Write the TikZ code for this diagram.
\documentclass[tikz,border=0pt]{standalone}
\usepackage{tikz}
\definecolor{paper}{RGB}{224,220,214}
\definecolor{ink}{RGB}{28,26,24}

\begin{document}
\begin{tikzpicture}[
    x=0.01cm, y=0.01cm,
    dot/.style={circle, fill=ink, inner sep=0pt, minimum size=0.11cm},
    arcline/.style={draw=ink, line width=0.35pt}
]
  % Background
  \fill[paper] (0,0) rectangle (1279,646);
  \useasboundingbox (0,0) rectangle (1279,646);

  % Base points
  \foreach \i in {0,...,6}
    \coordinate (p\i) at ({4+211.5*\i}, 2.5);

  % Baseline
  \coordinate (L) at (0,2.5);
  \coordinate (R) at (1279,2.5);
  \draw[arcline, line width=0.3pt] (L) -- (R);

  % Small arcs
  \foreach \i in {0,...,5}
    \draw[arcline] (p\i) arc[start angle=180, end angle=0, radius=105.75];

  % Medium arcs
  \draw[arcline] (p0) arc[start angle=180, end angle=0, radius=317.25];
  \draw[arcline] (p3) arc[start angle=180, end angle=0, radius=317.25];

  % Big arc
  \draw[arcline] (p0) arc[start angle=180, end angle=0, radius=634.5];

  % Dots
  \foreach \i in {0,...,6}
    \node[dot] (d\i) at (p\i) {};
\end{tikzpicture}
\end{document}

* * *

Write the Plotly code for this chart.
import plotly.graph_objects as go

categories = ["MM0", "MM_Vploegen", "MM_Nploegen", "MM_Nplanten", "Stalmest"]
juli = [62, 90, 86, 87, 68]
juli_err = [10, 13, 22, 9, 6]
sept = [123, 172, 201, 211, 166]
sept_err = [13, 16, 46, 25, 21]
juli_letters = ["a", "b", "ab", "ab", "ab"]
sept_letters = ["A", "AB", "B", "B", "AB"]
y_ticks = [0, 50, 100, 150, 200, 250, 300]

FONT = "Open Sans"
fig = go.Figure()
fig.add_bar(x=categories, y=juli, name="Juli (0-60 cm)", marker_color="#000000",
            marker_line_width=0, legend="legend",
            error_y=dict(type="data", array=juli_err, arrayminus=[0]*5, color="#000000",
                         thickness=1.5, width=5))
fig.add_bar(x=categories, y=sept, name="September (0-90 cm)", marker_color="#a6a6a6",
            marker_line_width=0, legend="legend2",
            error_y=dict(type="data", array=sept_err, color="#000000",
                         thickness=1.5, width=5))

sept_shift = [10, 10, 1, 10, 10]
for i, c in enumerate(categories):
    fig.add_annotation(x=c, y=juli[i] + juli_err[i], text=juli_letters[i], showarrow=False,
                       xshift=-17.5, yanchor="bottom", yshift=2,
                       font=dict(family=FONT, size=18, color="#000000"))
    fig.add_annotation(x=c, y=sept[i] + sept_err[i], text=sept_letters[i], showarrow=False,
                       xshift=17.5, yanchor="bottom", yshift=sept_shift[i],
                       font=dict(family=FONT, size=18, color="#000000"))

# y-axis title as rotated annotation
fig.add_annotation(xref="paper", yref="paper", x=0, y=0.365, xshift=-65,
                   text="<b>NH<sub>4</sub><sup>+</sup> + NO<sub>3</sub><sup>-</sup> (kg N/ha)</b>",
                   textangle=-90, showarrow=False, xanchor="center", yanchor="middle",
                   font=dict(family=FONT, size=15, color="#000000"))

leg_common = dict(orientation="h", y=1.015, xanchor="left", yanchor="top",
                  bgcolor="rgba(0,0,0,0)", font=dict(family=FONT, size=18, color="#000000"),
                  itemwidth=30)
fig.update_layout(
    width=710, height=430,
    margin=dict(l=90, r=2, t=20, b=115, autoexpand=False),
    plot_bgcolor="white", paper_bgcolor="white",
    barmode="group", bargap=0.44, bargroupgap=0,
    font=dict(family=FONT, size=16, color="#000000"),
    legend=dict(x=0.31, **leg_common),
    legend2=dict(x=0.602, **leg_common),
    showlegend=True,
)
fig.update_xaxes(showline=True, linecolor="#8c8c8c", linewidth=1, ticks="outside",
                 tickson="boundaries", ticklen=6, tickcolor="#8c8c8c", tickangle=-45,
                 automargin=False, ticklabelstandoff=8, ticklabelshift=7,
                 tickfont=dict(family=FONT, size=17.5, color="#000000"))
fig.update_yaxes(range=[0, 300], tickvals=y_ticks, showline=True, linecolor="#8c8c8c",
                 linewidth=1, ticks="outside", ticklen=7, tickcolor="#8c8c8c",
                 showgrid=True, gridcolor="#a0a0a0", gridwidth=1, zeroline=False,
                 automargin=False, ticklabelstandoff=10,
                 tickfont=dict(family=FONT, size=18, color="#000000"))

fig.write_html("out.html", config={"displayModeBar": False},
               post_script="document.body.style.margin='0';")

◆ Given task: Your task is to repeat the lines from the one containing "Write the Plotly code for this chart." to the one containing "y_ticks = [0, 50, 100, 150, 200, 250, 300]", both lines included. Leave out every other line.

◆ Written solution:
Write the Plotly code for this chart.
import plotly.graph_objects as go

categories = ["MM0", "MM_Vploegen", "MM_Nploegen", "MM_Nplanten", "Stalmest"]
juli = [62, 90, 86, 87, 68]
juli_err = [10, 13, 22, 9, 6]
sept = [123, 172, 201, 211, 166]
sept_err = [13, 16, 46, 25, 21]
juli_letters = ["a", "b", "ab", "ab", "ab"]
sept_letters = ["A", "AB", "B", "B", "AB"]
y_ticks = [0, 50, 100, 150, 200, 250, 300]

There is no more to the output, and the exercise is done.